= George McCorquodale =

English printer

George McCorquodale (10 May 1817 – 1895) was an English printer who founded the McCorquodale Group, once one of the UK's largest printing companies.

==Career==
McCorquodale was the son of Hugh McCorquodale and Lucia Hall. He started his printing career in Liverpool, opening a stationers shop, Liverpool Printing and Stationery Co. Ltd, in 1841, then founding McCorquodale & Co Ltd in Newton-le-Willows in 1846, taking over and converting the former South Lancashire Conservative Association Hall. The company became well known as a printer for the rail industry, producing many British railway companies' tickets, timetables, posters and other printed work. During the 1870s, McCorquodale opened further factories in Glasgow, London and Leeds. In 1878, Sir Richard Moon, chairman of the London and North Western Railway invited McCorquodale to build a printing works in the railway town of Wolverton. This specialised in printing registered envelopes later diversified into books and commercial stationery.

During the invasion scare of 1859–60, many of McCorquodale's workers joined the 73rd (Newton-le-Willows) Lancashire Rifle Volunteer Corps. On 10 January 1861 McCorquodale raised the 'Liverpool Press Guard' from employees of the newspaper and printing trades in the city, and on 21 February 1861, the officers and men of the new unit took the oath of allegiance at St George's Hall, Liverpool. It was designated the 80th (Liverpool Press Guard) Lancashire Rifle Volunteer Corps and soon consisted of six companies, commanded by McCorquodale with the rank of Lieutenant-Colonel. The 73rd RVC was incorporated as G Company of the 80th in 1863. McCorquodale retired from the command on 3 October 1868, becoming the unit's first Honorary Colonel.

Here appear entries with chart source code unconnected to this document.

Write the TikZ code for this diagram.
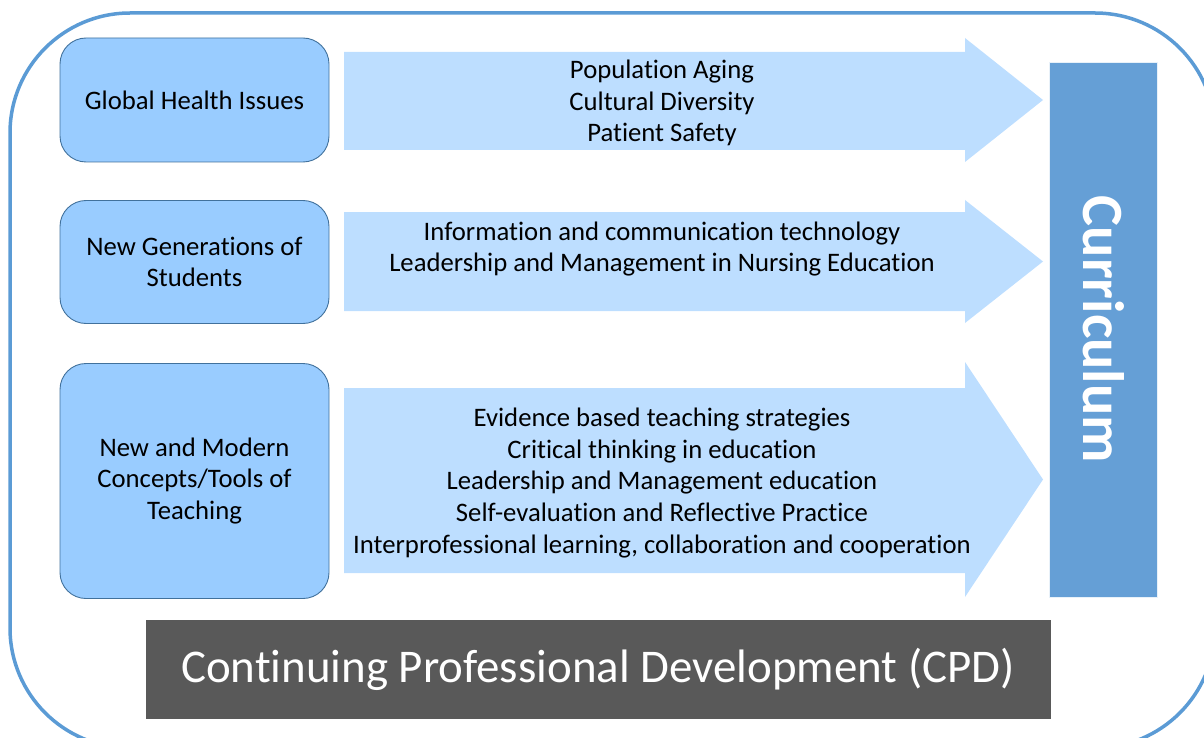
\documentclass[tikz,border=0pt]{standalone}
\usepackage{fontspec}
\setmainfont{Carlito}[Ligatures={NoCommon}]
\definecolor{framecol}{RGB}{91,155,213}
\definecolor{topicfill}{RGB}{153,204,255}
\definecolor{topicline}{RGB}{65,113,156}
\definecolor{bandfill}{RGB}{189,222,255}
\definecolor{currfill}{RGB}{101,159,214}
\definecolor{cpdfill}{RGB}{89,89,89}
\begin{document}
\begin{tikzpicture}[x=1pt,y=-1pt,
        every node/.style={font=\fontsize{26.7}{31.6}\selectfont,align=center,inner sep=0pt},
        topic/.style={fill=topicfill,draw=topicline,line width=0.9pt,rounded corners=26pt,minimum width=269pt},
        band/.style={fill=bandfill}]
    \useasboundingbox (0,0) rectangle (1204,738);
    \begin{scope}
        \clip (0,0) rectangle (1204,738);
        \draw [framecol,line width=3.5pt,rounded corners=120pt] (10,13) rectangle (1215,748);
    \end{scope}
    % block arrows: body top/bottom, head top/bottom
    \foreach \top/\bot/\htop/\hbot in {52/150/38/162,212/311/200/323,388/573/362/597}
        \fill [band] (344,\top) -- (965,\top) -- (965,\htop) -- (1043,{(\htop+\hbot)/2})
            -- (965,\hbot) -- (965,\bot) -- (344,\bot) -- cycle;
    \node [topic,minimum height=124pt] (Global) at (194.5,100) {Global Health Issues};
    \node [topic,minimum height=123pt] (Students) at (194.5,262) {New Generations of\\Students};
    \node [topic,minimum height=235pt] (Tools) at (194.5,481) {New and Modern\\Concepts/Tools of\\Teaching};
    \node (GlobalList) at (662,103) {Population Aging\\Cultural Diversity\\Patient Safety};
    \node (StudentsList) at (662,249) {Information and communication technology\\Leadership and Management in Nursing Education};
    \node (ToolsList) at (662,483) {Evidence based teaching strategies\\Critical thinking in education\\Leadership and Management education\\Self-evaluation and Reflective Practice\\Interprofessional learning, collaboration and cooperation};
    \node [fill=currfill,draw=white!85!currfill,line width=0.8pt,rotate=-90,minimum width=535pt,minimum height=108pt,
        text=white,font=\fontsize{58.4}{62}\selectfont\bfseries] (Curriculum) at (1103.5,329.5) {Curriculum};
    \node [fill=cpdfill,minimum width=905pt,minimum height=99pt,text=white,font=\fontsize{46.9}{52}\selectfont]
        (CPD) at (598,669.5) {Continuing Professional Development (CPD)};
\end{tikzpicture}
\end{document}
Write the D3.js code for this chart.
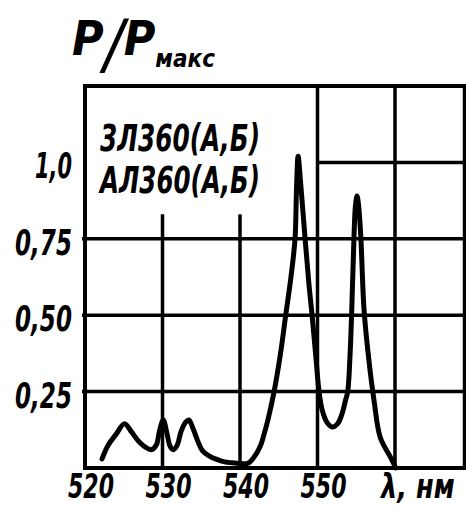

He held the office of High Sheriff of Lancashire in 1882, and High Sheriff of Anglesey in 1889, living in retirement at Gadlys in Anglesey.

==Family==
McCorquodale married, firstly, Louisa Kate Honan, daughter of Frederick Honan, on 24 December 1844, and lived for a time in a large house (demolished in the 1930s) in what is today Newton-le-Willows' Willow Park, Merseyside. They had many issues including, Harold McCorquodale (1865-1943), whose son was Kenneth McCorquodale (1894-1976, father of Alistair McCorquodale)

After his first wife died in 1870, he married, secondly, Emily Sanderson, daughter of Reverend Thomas Sanderson and Eliza Baddeley, on 1 January 1872 at Southover Church, Lewes in Sussex. They had 2 children.

When McCorquodale died in 1895 he left an estate valued at £439,396 (about £48 million in today's terms).